With the existing tools, lawyers and their clients need not worry about additional investment in software in order to integrate all their documents into one repository. All they need is an Internet connection as solutions exist whereby legal teams simply access their database of documents securely online. These are fast becoming the popular solution for lawyers who need to search, review and produce vast volumes of paper and electronic documents.

These sophisticated techniques for managing and disclosing their electronic documents are already used extensively throughout the USA. Law firms, corporations and government agencies have realised that failing to implement technological solutions will put them at a disadvantage in a dispute.

Technology trends
Electronic documents can generate huge volumes of data to be reviewed for disclosure. A network hard drive can hold 40 gigabytes of data which, if printed to paper, could weigh 20 metric tonnes. By using specialised proprietary technology that (a) limits the data to relevant time periods and relevant document custodians, (b) searches the data by keywords, and (c) eliminates duplicate copies of electronic documents, this universe of electronic documents can quickly be reduced to a more manageable set.

In the coming year, processes for gathering and filtering data from users and systems in preparation for discovery will have great impact on corporate litigation practices. As corporations of all sizes are being required to preserve and produce electronically stored information, the practices for capturing this data and then winnowing it down to a potentially relevant set are critical. In 2006, companies should aim to work closely with their legal counsel and electronic evidence experts to obtain a more solid handle on electronic discovery as data preservation, gathering and filtering exercises become more frequent and routine. 

Furthermore, technology tools, such as online document repositories, will continue to improve in 2006, giving lawyers more control when managing volumes of both paper and electronic documents. These online database tools have become integral in saving law firms and their clients time and money when conducting document reviews and preparing document sets for production. Features added in past years to streamline document review – such as robust Boolean and concept searching, the ability to find duplicate documents, and document annotation and categorization features – will be improved and supplemented to put powerful production, case management and trial presentation capabilities at lawyers’ fingertips. Expect in 2006 to see up-to-date litigators using increasingly sophisticated filter and review techniques to provide best service to their clients.

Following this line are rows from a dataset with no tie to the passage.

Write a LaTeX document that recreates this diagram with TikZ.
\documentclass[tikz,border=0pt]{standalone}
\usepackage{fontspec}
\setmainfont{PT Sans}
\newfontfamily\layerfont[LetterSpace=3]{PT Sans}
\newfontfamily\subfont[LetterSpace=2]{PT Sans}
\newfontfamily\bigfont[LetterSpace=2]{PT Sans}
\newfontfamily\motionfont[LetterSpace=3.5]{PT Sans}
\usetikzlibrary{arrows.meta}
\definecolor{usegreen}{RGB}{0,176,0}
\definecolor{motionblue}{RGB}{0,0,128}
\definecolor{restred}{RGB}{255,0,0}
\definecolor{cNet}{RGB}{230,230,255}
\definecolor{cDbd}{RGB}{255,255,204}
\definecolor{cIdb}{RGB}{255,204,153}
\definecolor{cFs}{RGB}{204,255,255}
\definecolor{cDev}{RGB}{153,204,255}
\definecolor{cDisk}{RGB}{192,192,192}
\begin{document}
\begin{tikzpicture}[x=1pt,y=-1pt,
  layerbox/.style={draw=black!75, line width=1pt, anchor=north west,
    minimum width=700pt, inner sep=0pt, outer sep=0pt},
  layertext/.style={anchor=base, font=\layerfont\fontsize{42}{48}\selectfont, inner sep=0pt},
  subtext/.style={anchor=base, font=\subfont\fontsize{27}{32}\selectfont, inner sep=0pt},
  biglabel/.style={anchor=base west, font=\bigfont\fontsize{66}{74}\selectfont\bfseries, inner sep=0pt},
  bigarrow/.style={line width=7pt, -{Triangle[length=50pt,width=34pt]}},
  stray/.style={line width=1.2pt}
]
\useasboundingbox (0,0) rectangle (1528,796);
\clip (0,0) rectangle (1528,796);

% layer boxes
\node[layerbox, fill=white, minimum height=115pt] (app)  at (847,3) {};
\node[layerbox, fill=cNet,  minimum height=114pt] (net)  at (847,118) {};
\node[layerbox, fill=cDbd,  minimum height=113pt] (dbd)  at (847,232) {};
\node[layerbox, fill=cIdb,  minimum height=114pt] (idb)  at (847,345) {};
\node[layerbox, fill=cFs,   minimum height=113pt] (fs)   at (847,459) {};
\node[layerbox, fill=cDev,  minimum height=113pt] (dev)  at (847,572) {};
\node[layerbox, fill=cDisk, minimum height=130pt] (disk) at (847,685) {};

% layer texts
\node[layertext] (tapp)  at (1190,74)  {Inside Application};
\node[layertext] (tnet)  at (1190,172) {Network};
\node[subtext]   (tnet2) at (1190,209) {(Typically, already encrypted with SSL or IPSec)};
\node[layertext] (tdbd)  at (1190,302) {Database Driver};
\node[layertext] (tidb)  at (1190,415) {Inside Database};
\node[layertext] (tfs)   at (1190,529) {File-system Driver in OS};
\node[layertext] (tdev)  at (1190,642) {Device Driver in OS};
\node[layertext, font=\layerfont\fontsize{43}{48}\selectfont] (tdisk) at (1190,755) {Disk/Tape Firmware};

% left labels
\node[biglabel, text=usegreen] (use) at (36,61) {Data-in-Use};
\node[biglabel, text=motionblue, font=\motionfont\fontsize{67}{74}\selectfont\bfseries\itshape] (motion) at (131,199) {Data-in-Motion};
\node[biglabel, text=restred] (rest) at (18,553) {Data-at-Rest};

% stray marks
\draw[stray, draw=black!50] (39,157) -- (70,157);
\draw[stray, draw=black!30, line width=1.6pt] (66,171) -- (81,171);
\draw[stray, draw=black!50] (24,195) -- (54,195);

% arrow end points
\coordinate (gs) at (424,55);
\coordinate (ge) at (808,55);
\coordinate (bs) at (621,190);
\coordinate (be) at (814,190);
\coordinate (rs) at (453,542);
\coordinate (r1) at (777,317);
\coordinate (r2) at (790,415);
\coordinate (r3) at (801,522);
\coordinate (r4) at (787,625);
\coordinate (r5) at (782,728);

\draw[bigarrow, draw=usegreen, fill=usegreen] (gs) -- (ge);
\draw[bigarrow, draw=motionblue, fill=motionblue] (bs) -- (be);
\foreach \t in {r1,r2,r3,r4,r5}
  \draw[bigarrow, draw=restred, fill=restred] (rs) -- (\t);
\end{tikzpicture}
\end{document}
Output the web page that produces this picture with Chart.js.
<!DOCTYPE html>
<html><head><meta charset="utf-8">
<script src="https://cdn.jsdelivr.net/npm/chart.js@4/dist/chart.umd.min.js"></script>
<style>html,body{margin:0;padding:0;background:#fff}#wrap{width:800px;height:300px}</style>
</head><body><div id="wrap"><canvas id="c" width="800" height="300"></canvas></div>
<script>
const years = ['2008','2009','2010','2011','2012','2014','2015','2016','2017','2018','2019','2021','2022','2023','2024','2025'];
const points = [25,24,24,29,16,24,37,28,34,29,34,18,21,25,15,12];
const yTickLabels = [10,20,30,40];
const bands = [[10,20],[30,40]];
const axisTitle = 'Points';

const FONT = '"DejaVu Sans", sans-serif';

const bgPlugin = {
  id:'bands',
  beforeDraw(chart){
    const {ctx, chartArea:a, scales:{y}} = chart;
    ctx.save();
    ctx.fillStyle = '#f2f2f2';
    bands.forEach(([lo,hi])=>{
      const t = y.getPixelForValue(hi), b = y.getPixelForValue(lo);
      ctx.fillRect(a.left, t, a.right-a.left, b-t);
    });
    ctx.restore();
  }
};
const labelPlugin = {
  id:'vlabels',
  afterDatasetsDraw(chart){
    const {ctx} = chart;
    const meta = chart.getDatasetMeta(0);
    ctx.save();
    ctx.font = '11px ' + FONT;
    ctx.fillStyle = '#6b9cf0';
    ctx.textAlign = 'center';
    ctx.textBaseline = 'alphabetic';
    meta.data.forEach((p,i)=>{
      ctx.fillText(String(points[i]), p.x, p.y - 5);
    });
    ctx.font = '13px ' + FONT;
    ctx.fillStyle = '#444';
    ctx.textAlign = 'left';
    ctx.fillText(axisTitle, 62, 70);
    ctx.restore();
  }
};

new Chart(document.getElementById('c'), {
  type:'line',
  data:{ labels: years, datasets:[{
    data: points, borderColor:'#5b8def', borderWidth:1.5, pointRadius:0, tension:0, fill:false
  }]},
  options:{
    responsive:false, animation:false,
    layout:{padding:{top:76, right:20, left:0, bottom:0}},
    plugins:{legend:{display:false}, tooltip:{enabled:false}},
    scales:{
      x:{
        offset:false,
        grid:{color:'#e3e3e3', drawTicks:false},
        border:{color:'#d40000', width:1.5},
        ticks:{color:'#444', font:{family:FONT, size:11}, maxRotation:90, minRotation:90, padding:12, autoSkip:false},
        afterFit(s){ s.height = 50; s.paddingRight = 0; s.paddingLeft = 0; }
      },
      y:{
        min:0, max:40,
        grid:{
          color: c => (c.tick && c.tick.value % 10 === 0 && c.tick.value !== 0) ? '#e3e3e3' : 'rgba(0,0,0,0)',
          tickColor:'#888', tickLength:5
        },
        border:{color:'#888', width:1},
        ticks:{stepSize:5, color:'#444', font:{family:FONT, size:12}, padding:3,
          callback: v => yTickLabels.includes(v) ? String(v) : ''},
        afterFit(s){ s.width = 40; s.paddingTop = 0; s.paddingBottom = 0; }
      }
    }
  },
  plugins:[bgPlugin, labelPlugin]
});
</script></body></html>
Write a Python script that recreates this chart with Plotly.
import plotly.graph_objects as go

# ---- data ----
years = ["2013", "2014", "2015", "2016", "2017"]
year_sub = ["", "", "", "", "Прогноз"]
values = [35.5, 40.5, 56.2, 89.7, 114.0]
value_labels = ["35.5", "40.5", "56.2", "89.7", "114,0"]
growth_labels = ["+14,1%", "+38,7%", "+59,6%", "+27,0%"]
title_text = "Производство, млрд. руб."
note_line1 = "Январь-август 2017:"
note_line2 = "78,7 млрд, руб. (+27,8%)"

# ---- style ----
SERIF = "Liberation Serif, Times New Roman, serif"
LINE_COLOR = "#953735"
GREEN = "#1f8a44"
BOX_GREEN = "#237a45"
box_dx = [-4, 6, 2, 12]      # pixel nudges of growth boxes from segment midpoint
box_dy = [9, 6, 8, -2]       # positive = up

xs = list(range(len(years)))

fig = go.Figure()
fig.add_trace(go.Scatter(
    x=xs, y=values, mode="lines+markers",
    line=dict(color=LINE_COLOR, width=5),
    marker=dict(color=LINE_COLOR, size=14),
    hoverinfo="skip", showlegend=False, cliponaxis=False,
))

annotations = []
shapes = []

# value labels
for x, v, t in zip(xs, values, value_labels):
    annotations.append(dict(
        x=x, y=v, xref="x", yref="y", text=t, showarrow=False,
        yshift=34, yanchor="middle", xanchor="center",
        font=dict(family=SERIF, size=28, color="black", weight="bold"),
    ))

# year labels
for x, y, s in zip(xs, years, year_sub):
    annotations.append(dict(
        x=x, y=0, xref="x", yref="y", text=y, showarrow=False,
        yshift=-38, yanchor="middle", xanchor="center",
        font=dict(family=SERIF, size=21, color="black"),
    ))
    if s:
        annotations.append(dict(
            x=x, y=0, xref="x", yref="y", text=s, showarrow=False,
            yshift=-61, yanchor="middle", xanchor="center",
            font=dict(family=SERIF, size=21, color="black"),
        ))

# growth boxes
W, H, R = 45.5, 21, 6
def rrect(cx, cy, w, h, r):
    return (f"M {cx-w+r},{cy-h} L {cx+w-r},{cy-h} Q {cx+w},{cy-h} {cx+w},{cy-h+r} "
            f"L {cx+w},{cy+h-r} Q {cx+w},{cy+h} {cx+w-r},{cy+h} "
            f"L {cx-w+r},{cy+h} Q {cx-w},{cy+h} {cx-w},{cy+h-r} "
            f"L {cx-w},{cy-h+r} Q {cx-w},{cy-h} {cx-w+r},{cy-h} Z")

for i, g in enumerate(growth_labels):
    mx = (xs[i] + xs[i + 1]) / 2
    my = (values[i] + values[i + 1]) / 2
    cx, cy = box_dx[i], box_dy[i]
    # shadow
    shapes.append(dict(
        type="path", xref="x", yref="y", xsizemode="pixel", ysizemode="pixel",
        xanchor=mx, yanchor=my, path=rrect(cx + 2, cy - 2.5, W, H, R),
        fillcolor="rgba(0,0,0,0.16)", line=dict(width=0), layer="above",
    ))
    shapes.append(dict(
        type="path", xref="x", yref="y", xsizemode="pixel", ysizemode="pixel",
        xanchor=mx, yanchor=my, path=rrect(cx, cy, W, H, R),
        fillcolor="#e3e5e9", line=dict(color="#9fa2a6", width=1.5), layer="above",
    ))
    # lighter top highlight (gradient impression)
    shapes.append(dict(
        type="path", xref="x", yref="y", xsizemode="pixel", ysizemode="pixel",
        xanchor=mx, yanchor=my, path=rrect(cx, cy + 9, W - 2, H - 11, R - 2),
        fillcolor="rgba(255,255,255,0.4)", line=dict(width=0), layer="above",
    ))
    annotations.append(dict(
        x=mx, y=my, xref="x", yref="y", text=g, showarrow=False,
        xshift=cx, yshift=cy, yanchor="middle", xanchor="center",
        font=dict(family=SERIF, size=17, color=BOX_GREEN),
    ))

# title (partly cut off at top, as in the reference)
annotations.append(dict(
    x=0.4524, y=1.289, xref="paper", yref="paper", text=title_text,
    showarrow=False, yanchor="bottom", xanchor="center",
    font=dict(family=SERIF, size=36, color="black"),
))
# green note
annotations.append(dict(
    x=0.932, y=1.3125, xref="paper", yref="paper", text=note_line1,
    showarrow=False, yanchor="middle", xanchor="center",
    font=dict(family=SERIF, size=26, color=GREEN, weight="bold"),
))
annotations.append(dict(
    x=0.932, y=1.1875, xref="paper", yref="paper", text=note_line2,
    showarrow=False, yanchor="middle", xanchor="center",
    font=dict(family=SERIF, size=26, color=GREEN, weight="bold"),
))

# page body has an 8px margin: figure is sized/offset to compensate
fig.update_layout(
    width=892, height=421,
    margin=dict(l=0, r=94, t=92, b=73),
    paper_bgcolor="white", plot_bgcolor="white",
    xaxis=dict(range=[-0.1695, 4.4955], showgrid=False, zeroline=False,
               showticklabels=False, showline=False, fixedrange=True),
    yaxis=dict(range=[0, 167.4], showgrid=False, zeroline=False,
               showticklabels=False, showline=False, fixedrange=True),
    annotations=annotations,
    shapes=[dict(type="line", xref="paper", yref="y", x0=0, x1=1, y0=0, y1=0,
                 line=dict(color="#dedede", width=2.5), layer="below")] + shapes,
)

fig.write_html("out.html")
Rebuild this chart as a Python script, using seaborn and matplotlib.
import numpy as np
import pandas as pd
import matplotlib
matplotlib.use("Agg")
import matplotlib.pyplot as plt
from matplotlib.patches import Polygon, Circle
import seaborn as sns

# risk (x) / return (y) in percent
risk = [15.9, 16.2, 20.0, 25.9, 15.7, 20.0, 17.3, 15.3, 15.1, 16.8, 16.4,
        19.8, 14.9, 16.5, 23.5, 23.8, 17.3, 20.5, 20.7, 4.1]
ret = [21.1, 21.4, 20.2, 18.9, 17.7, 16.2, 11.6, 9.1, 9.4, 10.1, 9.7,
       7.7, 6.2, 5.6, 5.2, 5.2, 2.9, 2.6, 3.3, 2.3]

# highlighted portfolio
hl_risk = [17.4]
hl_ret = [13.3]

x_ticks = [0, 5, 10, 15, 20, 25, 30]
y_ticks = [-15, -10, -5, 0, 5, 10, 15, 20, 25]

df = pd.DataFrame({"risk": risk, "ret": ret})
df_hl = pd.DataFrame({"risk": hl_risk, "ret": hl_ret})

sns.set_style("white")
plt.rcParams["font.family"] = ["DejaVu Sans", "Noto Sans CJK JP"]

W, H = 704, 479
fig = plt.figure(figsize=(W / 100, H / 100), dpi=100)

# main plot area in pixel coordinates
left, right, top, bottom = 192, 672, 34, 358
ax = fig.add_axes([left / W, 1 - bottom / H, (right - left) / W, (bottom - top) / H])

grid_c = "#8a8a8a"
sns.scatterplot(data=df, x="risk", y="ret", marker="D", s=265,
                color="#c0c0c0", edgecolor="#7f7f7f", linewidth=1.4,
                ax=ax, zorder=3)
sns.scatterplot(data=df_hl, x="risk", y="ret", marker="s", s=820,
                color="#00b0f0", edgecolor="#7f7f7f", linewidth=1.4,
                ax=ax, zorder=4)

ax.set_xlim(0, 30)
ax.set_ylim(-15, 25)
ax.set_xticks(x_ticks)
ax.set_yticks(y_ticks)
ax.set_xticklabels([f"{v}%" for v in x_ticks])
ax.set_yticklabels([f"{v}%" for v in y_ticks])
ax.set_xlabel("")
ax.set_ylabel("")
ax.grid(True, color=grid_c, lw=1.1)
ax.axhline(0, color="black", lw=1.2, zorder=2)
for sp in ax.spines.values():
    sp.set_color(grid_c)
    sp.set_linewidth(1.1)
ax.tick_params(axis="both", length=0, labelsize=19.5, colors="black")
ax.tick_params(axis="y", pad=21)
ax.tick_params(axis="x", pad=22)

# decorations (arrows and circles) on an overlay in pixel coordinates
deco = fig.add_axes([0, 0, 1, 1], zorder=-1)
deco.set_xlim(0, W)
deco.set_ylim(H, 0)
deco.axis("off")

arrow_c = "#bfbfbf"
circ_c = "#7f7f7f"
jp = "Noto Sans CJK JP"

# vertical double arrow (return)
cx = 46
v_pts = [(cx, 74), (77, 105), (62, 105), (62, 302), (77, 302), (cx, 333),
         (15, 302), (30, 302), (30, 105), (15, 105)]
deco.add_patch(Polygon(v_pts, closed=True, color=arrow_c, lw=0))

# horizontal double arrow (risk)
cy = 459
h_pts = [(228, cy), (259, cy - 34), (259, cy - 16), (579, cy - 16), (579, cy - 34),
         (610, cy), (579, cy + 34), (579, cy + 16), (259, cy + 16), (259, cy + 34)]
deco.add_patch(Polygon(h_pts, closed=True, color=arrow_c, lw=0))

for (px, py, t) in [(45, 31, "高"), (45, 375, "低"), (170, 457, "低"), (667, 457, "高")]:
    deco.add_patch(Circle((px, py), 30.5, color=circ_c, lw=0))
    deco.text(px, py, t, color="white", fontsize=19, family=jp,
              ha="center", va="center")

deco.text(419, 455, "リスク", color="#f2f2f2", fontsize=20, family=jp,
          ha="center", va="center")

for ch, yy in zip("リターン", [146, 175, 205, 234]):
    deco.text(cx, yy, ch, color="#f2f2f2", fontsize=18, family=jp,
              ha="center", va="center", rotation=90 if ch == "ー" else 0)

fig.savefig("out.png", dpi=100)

Finally, look for continued focus on up-and-coming high tech gadgets. Common high-tech toys, such as PDAs, cell phones with e-mail capabilities, USB drives, and instant messaging tools, will play an increasingly important role in litigation. As technology improves in 2006, other essential sources of electronic evidence will surface, and practitioners should keep up with these “techie” advancements. 

In light of the recent changes, companies should be thinking more carefully about what documents they create, how they store them and how they decide when to dispose of them. In all likelihood, the trend will be towards a more US-style attitude towards the disclosure process, in which electronic data is an integral part of disclosure and where the courts are unwilling to tolerate the destruction, damage or alteration of electronic evidence.

Michael Taylor, legal consultant for Kroll Ontrack, is responsible for providing consultancy and advice with regards to the appropriate use of technology in UK practice. Michael is a non-practising barrister.